Figure 14 illustrates the speedup of the Fourier transform section before and after applying the computation–communication overlap optimization, using the 32-process configuration as the baseline. The results demonstrate a clear improvement in speedup after optimization, with the curve approaching ideal linear behavior more closely than the unoptimized version. This confirms the effectiveness of the proposed overlap strategy in this communication-intensive section. This experiment focuses on the Fourier transform stage of the model, which is inherently constrained in scalability due to its intensive all-to-all communication. By applying the optimization, we achieved a clear performance improvement. Extending this strategy to other similarly constrained components is expected to enhance the overall scalability of the model.
5. Conclusions
In YHGSM, frequent transformations between grid space and spectral space are required, particularly three-dimensional data transpositions between Fourier transforms and Legendre transforms. These operations involve significant communication overhead across multiple processes.

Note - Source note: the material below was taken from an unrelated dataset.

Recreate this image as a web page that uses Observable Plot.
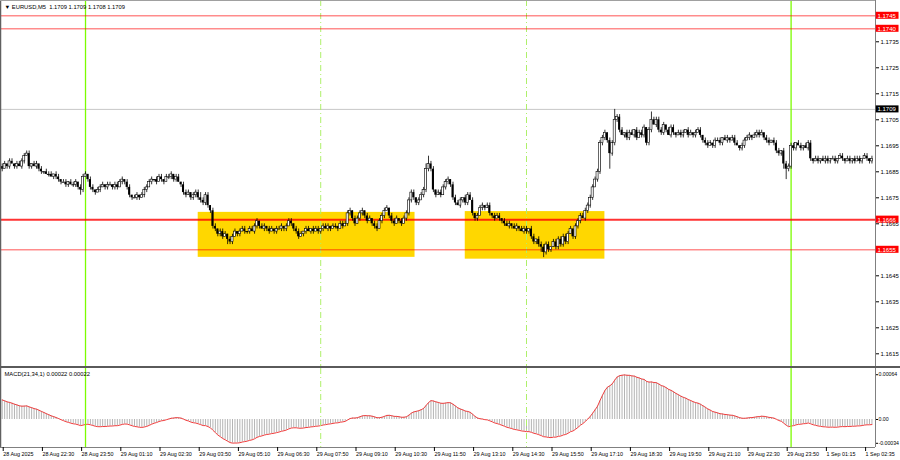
<!DOCTYPE html>
<html><head><meta charset="utf-8">
<script src="https://cdn.jsdelivr.net/npm/d3@7"></script>
<script src="https://cdn.jsdelivr.net/npm/@observablehq/plot@0.6"></script>
<style>
body{margin:0;background:#fff;}
#wrap{width:900px;height:460px;position:relative;overflow:hidden;font-family:"Liberation Sans",Arial,sans-serif;background:#fff;}
#macd{border-top:2px solid #5a5a5a;}
svg{display:block;}
</style></head><body><div id="wrap"><div id="main"></div><div id="macd"></div></div>
<script>
// ---- data ----
const symbol = "EURUSD,M5";
const quote = ["1.1709", "1.1709", "1.1708", "1.1709"];
const pipBase = 1.1650, pip = 0.0001;        // closes are stored in pips above 1.1650
const firstOpenPips = 37;
const closePips = [
36,38,37,39,38,37,38,37,39,41, 42,37,38,37,38,36,35,35,34,34,
33,34,33,32,31,31,30,31,30,30, 31,29,28,33,34,32,29,28,27,28,
29,30,29,30,30,29,30,29,31,32, 31,29,26,25,25,26,25,26,28,29,
31,32,32,31,33,32,31,33,33,34, 32,33,31,30,27,26,27,25,26,27,
25,24,23,26,22,20,14,13,11,12, 10,11,9,8,10,12,11,12,13,12,
12,13,12,14,16,14,13,14,13,12, 13,12,13,13,14,13,14,16,15,13,
12,10,11,12,13,12,13,12,13,12, 13,14,13,14,13,14,14,13,15,14,
15,19,20,17,15,17,19,20,18,16, 17,15,14,13,16,18,20,21,18,16,
15,17,16,15,17,19,24,27,25,23, 24,26,28,36,38,36,28,26,27,26,
29,31,32,30,25,23,22,24,25,23, 26,24,19,17,18,21,22,21,22,19,
18,17,18,17,16,15,14,15,14,13, 14,13,12,13,12,13,10,8,9,7,
6,4,7,5,6,8,6,9,7,10, 8,11,13,10,14,16,18,17,20,22,
25,29,32,35,46,48,50,47,42,46, 55,56,51,49,50,48,50,49,51,48,
50,49,52,46,51,55,53,55,51,50, 53,51,49,52,50,49,50,49,50,51,
49,50,49,50,51,49,47,46,45,46, 45,47,47,46,48,47,48,47,48,46,
45,44,45,47,48,49,48,49,50,49, 50,48,47,46,47,46,43,42,43,38,
36,37,45,44,46,45,44,45,44,46, 40,39,40,39,40,39,40,39,40,40,
39,40,41,40,39,40,39,40,39,40, 39,40,41,40,39,40
];
const wickUp = [
1,1,0,1,1,0,1,1,1,1, 1,1,0,1,1,0,1,0,1,1,
1,0,1,1,0,1,1,0,1,1, 1,0,1,1,1,0,1,1,0,1,
1,1,0,1,1,0,1,1,1,1, 0,1,1,0,1,1,0,1,1,1,
1,1,0,1,1,1,0,1,1,1, 0,1,1,0,1,1,1,0,1,1,
1,2,1,1,1,0,1,1,0,1, 1,1,0,1,1,1,0,1,1,1,
0,1,1,1,1,0,1,1,0,1, 1,0,1,1,1,0,1,1,1,0,
1,1,1,0,1,1,0,1,1,1, 0,1,1,1,0,1,1,0,1,1,
1,1,1,0,1,1,1,1,0,1, 1,0,1,1,1,1,1,1,0,1,
1,1,0,1,1,1,1,1,1,0, 1,1,1,2,3,1,1,0,1,1,
1,1,1,0,1,1,1,1,0,1, 1,1,1,0,1,1,1,0,1,1,
0,1,1,1,0,1,1,1,0,1, 1,0,1,1,1,0,1,1,0,1,
1,1,1,1,0,1,1,1,1,1, 1,1,1,0,1,1,1,1,1,1,
1,1,1,1,1,1,1,0,1,1, 4,1,1,1,0,1,1,1,0,1,
1,1,1,0,1,3,1,1,1,1, 1,0,1,1,1,0,1,1,1,0,
1,1,0,1,1,1,0,1,1,1, 0,1,1,1,0,1,1,0,1,1,
1,0,1,1,1,1,0,1,1,1, 1,0,1,1,0,1,1,1,0,1,
1,1,1,1,0,1,1,0,1,1, 1,0,1,1,0,1,1,1,0,1,
1,0,1,1,0,1,1,0,1,1, 1,0,1,1,0,1
];
const wickDn = [
1,0,1,1,0,1,1,0,1,1, 0,1,1,0,1,1,1,1,0,1,
0,1,1,1,1,0,1,1,0,1, 1,1,2,1,0,1,1,1,1,0,
1,0,1,1,0,1,1,1,0,1, 1,1,1,1,0,1,1,0,1,1,
0,1,1,1,0,1,1,0,1,1, 1,1,0,1,1,1,0,1,1,1,
1,1,1,1,1,1,1,1,1,1, 1,0,2,1,1,0,1,1,0,1,
1,1,0,1,1,1,0,1,1,1, 0,1,1,0,1,1,1,0,1,1,
1,1,0,1,1,0,1,1,0,1, 1,1,0,1,1,0,1,1,0,1,
0,1,1,1,1,0,1,1,1,1, 0,1,1,1,0,1,1,0,1,1,
1,0,1,1,0,1,1,1,1,1, 1,0,1,1,1,1,1,1,0,1,
0,1,1,1,1,1,0,1,1,1, 1,0,1,1,1,0,1,1,0,1,
1,1,0,1,1,1,0,1,1,0, 1,1,0,1,1,1,1,1,1,1,
2,2,1,1,1,0,1,1,1,1, 1,1,0,1,1,1,1,0,1,1,
1,1,0,1,1,1,1,1,6,1, 1,1,1,0,1,1,1,0,1,1,
0,1,1,1,1,1,0,1,1,1, 1,1,0,1,1,1,0,1,1,0,
1,0,1,1,0,1,1,1,1,0, 1,1,0,1,1,0,1,1,0,1,
0,1,1,1,0,1,1,0,1,1, 0,1,1,1,0,1,1,1,1,2,
4,1,1,1,1,0,1,1,0,1, 1,1,0,1,1,0,1,1,1,0,
1,1,0,1,1,0,1,1,1,0, 1,1,0,1,1,1
];
const redLevels = [1.1745, 1.1740];
const keyLevel = 1.16666;
const lowLevel = 1.16550;
const bidPrice = 1.1709;
const boxes = [
  {i1: 80, i2: 168.5, p1: 1.16521, p2: 1.16694},
  {i1: 189, i2: 246, p1: 1.16514, p2: 1.16697}
];
const dayLines = [34, 322];
const sessionLines = [130, 214];
const priceTicks = [1.1615,1.1625,1.1635,1.1645,1.1665,1.1675,1.1685,1.1695,1.1705,1.1715,1.1725,1.1735];
const priceLabels = [
  {p: 1.1745, t: "1.1745", bg: "#ff0000"},
  {p: 1.1740, t: "1.1740", bg: "#ff0000"},
  {p: 1.16666, t: "1.1666", bg: "#ff0000"},
  {p: 1.16550, t: "1.1655", bg: "#ff0000"},
  {p: 1.1709, t: "1.1709", bg: "#000000"}
];
const timeTickBars = [0,16,32,48,64,80,96,112,128,144,160,176,192,208,224,240,256,272,288,304,320,336,352];
const timeLabels = ["28 Aug 2025","28 Aug 22:30","28 Aug 23:50","29 Aug 01:10","29 Aug 02:30","29 Aug 03:50","29 Aug 05:10","29 Aug 06:30","29 Aug 07:50","29 Aug 09:10","29 Aug 10:30","29 Aug 11:50","29 Aug 13:10","29 Aug 14:30","29 Aug 15:50","29 Aug 17:10","29 Aug 18:30","29 Aug 19:50","29 Aug 21:10","29 Aug 22:30","29 Aug 23:50","1 Sep 01:15","1 Sep 02:35"];
const macdFast = 21, macdSlow = 34, macdSignal = 1;
const macdSeedFast = 1.16870, macdSeedSlow = 1.16840;
const macdNow = ["0.00022", "0.00022"];
const macdTicks = [0.00064, 0, -0.00034];

// ---- build ----
const bars = closePips.map((c, i) => {
  const o = i === 0 ? firstOpenPips : closePips[i - 1];
  const hi = Math.max(o, c) + wickUp[i];
  const lo = Math.min(o, c) - wickDn[i];
  return {i, open: pipBase + o * pip, close: pipBase + c * pip, high: pipBase + hi * pip, low: pipBase + lo * pip, bull: c > o, doji: c === o};
});
let ef = macdSeedFast, es = macdSeedSlow;
const af = 2 / (macdFast + 1), as = 2 / (macdSlow + 1);
const macd = bars.map(d => {
  ef += af * (d.close - ef);
  es += as * (d.close - es);
  return {i: d.i, m: ef - es};
});
const labelMap = new Map(timeTickBars.map((b, k) => [b, timeLabels[k]]));

const W = 900, mR = 25, font = "'Liberation Sans', Arial, sans-serif";
const xDom = [-0.7, 356.45];
const xEnd = xDom[1];
const bw = 0.42;

const main = Plot.plot({
  width: W, height: 366, marginLeft: 0, marginRight: mR, marginTop: 0, marginBottom: 0,
  x: {domain: xDom, axis: null, label: null},
  y: {domain: [1.161012, 1.175088], axis: null, label: null},
  style: {background: "#fff", fontFamily: font, overflow: "visible"},
  marks: [
    Plot.rect(boxes, {x1: "i1", x2: "i2", y1: "p1", y2: "p2", fill: "#ffd700"}),
    Plot.ruleY([bidPrice], {stroke: "#c8c8c8"}),
    Plot.ruleX(dayLines, {stroke: "#7cfc00", strokeWidth: 1.3}),
    Plot.ruleX(sessionLines, {stroke: "#aef06a", strokeWidth: 1, strokeDasharray: "6,3,1,3"}),
    Plot.ruleY(redLevels, {stroke: "#ff0000", strokeOpacity: 0.45, strokeWidth: 1.5}),
    Plot.ruleY([lowLevel], {stroke: "#ff0000", strokeOpacity: 0.45, strokeWidth: 1.5}),
    Plot.ruleY([keyLevel], {stroke: "#ff0000", strokeOpacity: 0.8, strokeWidth: 2}),
    Plot.ruleX(bars, {x: "i", y1: "low", y2: "high", stroke: "#000", strokeWidth: 0.8}),
    Plot.rect(bars.filter(d => !d.bull && !d.doji), {x1: d => d.i - bw, x2: d => d.i + bw, y1: "open", y2: "close", fill: "#000"}),
    Plot.rect(bars.filter(d => d.bull), {x1: d => d.i - bw, x2: d => d.i + bw, y1: "open", y2: "close", fill: "#fff", stroke: "#000", strokeWidth: 0.6}),
    Plot.ruleY(bars.filter(d => d.doji), {y: "close", x1: d => d.i - 0.6, x2: d => d.i + 0.6, stroke: "#000"}),
    Plot.ruleX([xEnd], {stroke: "#808080"}),
    Plot.ruleX([xDom[0]], {stroke: "#606060", strokeWidth: 1.5}),
    Plot.ruleY([1.175088], {stroke: "#a0a0a0"}),
    Plot.axisY({anchor: "right", ticks: priceTicks, tickSize: 3, tickPadding: 2, fontSize: 6, label: null, tickFormat: d3.format(".4f")}),
    Plot.rect(priceLabels, {x1: xEnd + 0.3, x2: xEnd + 9.6, y1: d => d.p - 0.000135, y2: d => d.p + 0.000135, fill: "bg"}),
    Plot.text(priceLabels, {x: xEnd + 0.8, y: "p", text: "t", fill: "#fff", textAnchor: "start", fontSize: 6}),
    Plot.text([`\u25BC ${symbol}  ${quote.join(" ")}`], {frameAnchor: "top-left", dx: 4, dy: 4, fontSize: 5.8, textAnchor: "start", lineAnchor: "top", fill: "#000"})
  ]
});
document.getElementById("main").appendChild(main);

const macdPlot = Plot.plot({
  width: W, height: 92, marginLeft: 0, marginRight: mR, marginTop: 0, marginBottom: 13,
  x: {domain: xDom, axis: null, label: null},
  y: {domain: [-0.0004, 0.000729], axis: null, label: null},
  style: {background: "#fff", fontFamily: font, overflow: "visible"},
  marks: [
    Plot.ruleX(macd, {x: "i", y1: 0, y2: "m", stroke: "#b4b4b4", strokeWidth: 1}),
    Plot.line(macd, {x: "i", y: "m", stroke: "#f03c3c", strokeWidth: 1}),
    Plot.ruleX(dayLines, {stroke: "#7cfc00", strokeWidth: 1.3}),
    Plot.ruleX(sessionLines, {stroke: "#aef06a", strokeWidth: 1, strokeDasharray: "6,3,1,3"}),
    Plot.ruleX([xEnd], {stroke: "#808080"}),
    Plot.ruleX([xDom[0]], {stroke: "#606060", strokeWidth: 1.5}),
    Plot.ruleY([-0.0004], {stroke: "#808080"}),
    Plot.axisY({anchor: "right", ticks: macdTicks, tickSize: 2, tickPadding: 1, fontSize: 5.2, label: null, tickFormat: d => d === 0 ? "0.00" : d.toFixed(5)}),
    Plot.axisX({anchor: "bottom", ticks: timeTickBars, tickFormat: d => labelMap.get(d), tickSize: 4, tickPadding: 1, textAnchor: "start", dx: 1, fontSize: 5.4, label: null}),
    Plot.text([`MACD(${macdFast},${macdSlow},${macdSignal}) ${macdNow.join(" ")}`], {frameAnchor: "top-left", dx: 4, dy: 3, fontSize: 5.8, textAnchor: "start", lineAnchor: "top", fill: "#000"})
  ]
});
document.getElementById("macd").appendChild(macdPlot);
</script></body></html>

To address this issue and improve runtime efficiency, we analyzed the data dependencies and program structure between the Fourier transform computations and communication tasks. Based on this analysis, we proposed a method that achieves partial overlap of communication and computation by grouping them along the field dimension and executing in a pipelined manner.
In our implementation, we adopted MPI non-blocking communication and leveraged asynchronous progress threads supported by MPICH to enable effective overlap. Experimental results demonstrated that the optimized scheme, which groups operations by field dimension, successfully reduced the runtime of the Fourier transform section in YHGSM. Compared to the original scheme, we observed improvements in speedup and parallel efficiency. Specifically, with a process configuration of V × W = 8 × 16, the optimized scheme reduced runtime by up to 30%. These results confirm the effectiveness of our computation–communication overlap strategy in YHGSM and suggest potential applications for other parts of YHGSM with significant communication costs or even for other spectral models.
Looking forward, the proposed approach shows strong potential for generalization. It could be extended to other components of YHGSM where communication costs dominate, such as Legendre transforms or semi-Lagrangian interpolation stages. Furthermore, the grouping and pipelining strategy can be applied to other spectral models that face similar computational and communication bottlenecks. More broadly, this method contributes to ongoing efforts in high-performance computing to optimize tightly coupled parallel applications and may inspire future research on automated task reorganization, hybrid communication strategies, and adaptive overlap mechanisms in large-scale scientific simulations.
That said, generalizing the proposed method to other modules may present additional challenges due to differences in data dependencies, communication patterns, and memory access behaviors. These factors could affect the feasibility and effectiveness of pipelined execution and will be important considerations in our future work.